Time to catch up with all those award soirees we keep on getting invites for, but never seem to have time to go to.

First up is the famous Arthur C. Clarke Awards for the best science fiction novels of 2000.

First prize in the ACCs was claimed by a novel we haven't actually got around to reading yet, the oddly named Perdido Street Station, written by the even more improbably named China Miéville.

As well as a nice boost in sales - hell, we'll buy the book now seeing as the PR gonks in their publishers are obviously clueless enough to have missed us off the review copies list - China also gets a dosh prize of £2001 (ho ho).

Who from? Why the SF author who helped found the awards. That'll be Arthur C. Clarke, then.

Next year, this prize goes up to £2002. If they keep increasing it in a similar vein, by the year 2050, the prize money will - inflation adjusted - just about cover the cost of a Big Mac.

This prize is granted by a number of panelists chosen by luminaries from the British SF Foundation and the London Science Museum. Good job too. If we let the dirty unwashed public choose, we'd only get some frigging X-File TV tie-in book being voted through as the most popular work.

Other works which were nominated but didn't get first prize include the excellent Revelation Space by Alastair Reynolds, and the brilliant Cosmonaut Keep by Ken MacLeod. These we have read & totally recommend as fab books of the first order.

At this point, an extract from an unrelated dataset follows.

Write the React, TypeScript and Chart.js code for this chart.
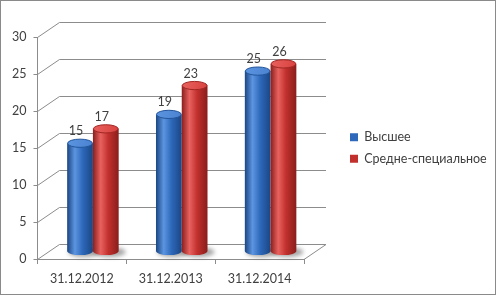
import React, { useEffect, useRef } from 'react';
import { Chart, registerables } from 'chart.js';

Chart.register(...registerables);

const categories = ['31.12.2012', '31.12.2013', '31.12.2014'];
const higherEdu = [15, 19, 25];
const specialEdu = [17, 23, 26];
const seriesNames = ['Высшее', 'Средне-специальное'];
const yMin = 0;
const yMax = 30;
const yStep = 5;

const DX = 22;
const DY = -15;
const PERSPECTIVE = 0.975;
const LEGEND_W = 152;
const FONT = 'Lato, "Open Sans", sans-serif';
const FONT_SIZE = 12.5;
const TEXT = '#404040';
const GRID = '#8c8c8c';

const palettes = [
  { dark: '#1b4683', mid: '#2d68ba', light: '#5c95e0', top: '#4a82d0', rim: '#22559a' },
  { dark: '#8a1e1c', mid: '#c1302d', light: '#e8625f', top: '#d8413e', rim: '#a02624' },
];

const threeD = {
  id: 'threeD',
  afterInit(chart: any) {
    const lg = chart.legend;
    if (lg && !lg.__wide) {
      const origFit = lg.fit.bind(lg);
      lg.fit = function () {
        origFit();
        this.width = LEGEND_W;
      };
      lg.__wide = true;
    }
  },
  beforeDraw(chart: any) {
    const { ctx, width, height } = chart;
    ctx.save();
    ctx.fillStyle = '#ffffff';
    ctx.fillRect(0, 0, width, height);
    ctx.restore();
  },
  beforeDatasetsDraw(chart: any) {
    const { ctx, chartArea: a, scales } = chart;
    const ys = scales.y;
    ctx.save();
    ctx.strokeStyle = GRID;
    ctx.lineWidth = 1;
    ys.ticks.forEach((t: any) => {
      const py = Math.round(ys.getPixelForValue(t.value)) + 0.5;
      ctx.beginPath();
      ctx.moveTo(a.left, py);
      ctx.lineTo(a.left + DX, py + DY);
      ctx.lineTo(a.right + DX, py + DY);
      ctx.stroke();
    });
    const by = Math.round(ys.getPixelForValue(yMin)) + 0.5;
    ctx.beginPath();
    ctx.moveTo(a.right, by);
    ctx.lineTo(a.right + DX, by + DY);
    ctx.stroke();

    chart.data.datasets.forEach((ds: any, di: number) => {
      const meta = chart.getDatasetMeta(di);
      const pal = palettes[di];
      meta.data.forEach((el: any, i: number) => {
        const p = el.getProps(['x', 'y', 'base', 'width'], true);
        const cx = p.x + DX / 2;
        const bty = p.base + DY / 2;
        const ty = bty - (p.base - p.y) * PERSPECTIVE;
        const rx = p.width / 2;
        const ry = Math.max(3, p.width * 0.16);
        // shadow
        ctx.save();
        ctx.filter = 'blur(2px)';
        ctx.fillStyle = 'rgba(0,0,0,0.35)';
        ctx.beginPath();
        ctx.ellipse(cx + 4, bty + 1, rx + 3, ry + 1, 0, 0, Math.PI * 2);
        ctx.fill();
        ctx.restore();
        // body
        const g = ctx.createLinearGradient(cx - rx, 0, cx + rx, 0);
        g.addColorStop(0, pal.dark);
        g.addColorStop(0.3, pal.light);
        g.addColorStop(0.6, pal.mid);
        g.addColorStop(1, pal.dark);
        ctx.fillStyle = g;
        ctx.beginPath();
        ctx.moveTo(cx - rx, ty);
        ctx.lineTo(cx - rx, bty);
        ctx.ellipse(cx, bty, rx, ry, 0, Math.PI, 0, true);
        ctx.lineTo(cx + rx, ty);
        ctx.closePath();
        ctx.fill();
        // top
        const tg = ctx.createLinearGradient(cx - rx, ty - ry, cx + rx, ty + ry);
        tg.addColorStop(0, pal.light);
        tg.addColorStop(1, pal.top);
        ctx.fillStyle = tg;
        ctx.strokeStyle = pal.rim;
        ctx.lineWidth = 1;
        ctx.beginPath();
        ctx.ellipse(cx, ty, rx - 0.5, ry, 0, 0, Math.PI * 2);
        ctx.fill();
        ctx.stroke();
        // value label
        ctx.fillStyle = TEXT;
        ctx.font = FONT_SIZE + 'px ' + FONT;
        ctx.textAlign = 'center';
        ctx.textBaseline = 'alphabetic';
        ctx.fillText(String(ds.data[i]), cx - 4, ty - 8);
      });
    });
    ctx.restore();
    return false;
  },
  afterDraw(chart: any) {
    const { ctx, width, height } = chart;
    ctx.save();
    ctx.strokeStyle = '#8a8a8a';
    ctx.lineWidth = 1;
    ctx.strokeRect(0.5, 0.5, width - 1, height - 1);
    ctx.restore();
  },
};

export default function App() {
  const ref = useRef<HTMLCanvasElement>(null);
  useEffect(() => {
    if (!ref.current) return;
    const chart = new Chart(ref.current, {
      type: 'bar',
      data: {
        labels: categories,
        datasets: [
          { label: seriesNames[0], data: higherEdu, backgroundColor: palettes[0].mid, borderWidth: 0 },
          { label: seriesNames[1], data: specialEdu, backgroundColor: palettes[1].mid, borderWidth: 0 },
        ],
      },
      options: {
        responsive: false,
        animation: false,
        devicePixelRatio: 1,
        layout: { padding: { left: 5, right: 3, top: 37, bottom: 2 } },
        datasets: { bar: { categoryPercentage: 0.58, barPercentage: 1 } },
        plugins: {
          tooltip: { enabled: false },
          legend: {
            position: 'right',
            fullSize: false,
            labels: {
              boxWidth: 8,
              boxHeight: 8,
              padding: 9,
              color: TEXT,
              font: { family: FONT, size: FONT_SIZE },
            },
          },
        },
        scales: {
          x: {
            grid: { offset: true, drawOnChartArea: false, tickLength: 5, color: GRID },
            border: { color: GRID },
            ticks: { color: TEXT, font: { family: FONT, size: FONT_SIZE }, padding: 7, maxRotation: 0 },
          },
          y: {
            min: yMin,
            max: yMax,
            grid: { drawOnChartArea: false, tickLength: 4, color: GRID },
            border: { color: GRID },
            ticks: { stepSize: yStep, color: TEXT, font: { family: FONT, size: FONT_SIZE }, padding: 7 },
          },
          pad: {
            type: 'linear',
            position: 'right',
            display: true,
            grid: { display: false },
            ticks: { display: false },
            border: { display: false },
            afterFit(s: any) {
              s.width = 37;
            },
          },
        },
      },
      plugins: [threeD],
    } as any);
    return () => chart.destroy();
  }, []);
  return (
    <div style={{ position: 'fixed', left: 0, top: 0, width: 496, height: 295, background: '#fff' }}>
      <canvas ref={ref} width={496} height={295} style={{ display: 'block' }} />
    </div>
  );
}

Two that got nominated which we didn't enjoy as much include Octavia E. Butler's Parable of the Talents and Mary Gentle's Ash: A Secret History. Maybe it's a boy thing?

The award was bestowed on a grinning China Miéville at a ceremony held at the London Science Museum on May 19th. Old Clarkey even made a VR appearance at the ceremony from the warmth of his Sri Lanka palace.

Meanwhile, on the USA's fantasy front, the Mythopoeic Society has just composed its list of front runners in the Mythopoeic Awards race.

These include Win Blevins' 'RavenShadow', Midori Snyder's ' Innamorati', Charles de Lint's 'Forests of the Heart', and 'The Sarantine Mosaic' by Guy Gavriel Kay.

Perhaps we are now showing our age at The Nest, because we haven't read any of these no-doubt notable fantasy tomes - although we are spared total embarrassment by actually having heard of Guy Gavriel Kay and Charles de Lint.

Which is more than we can say for Win and Midori. Although we think the latter might have been a character in Babylon Five.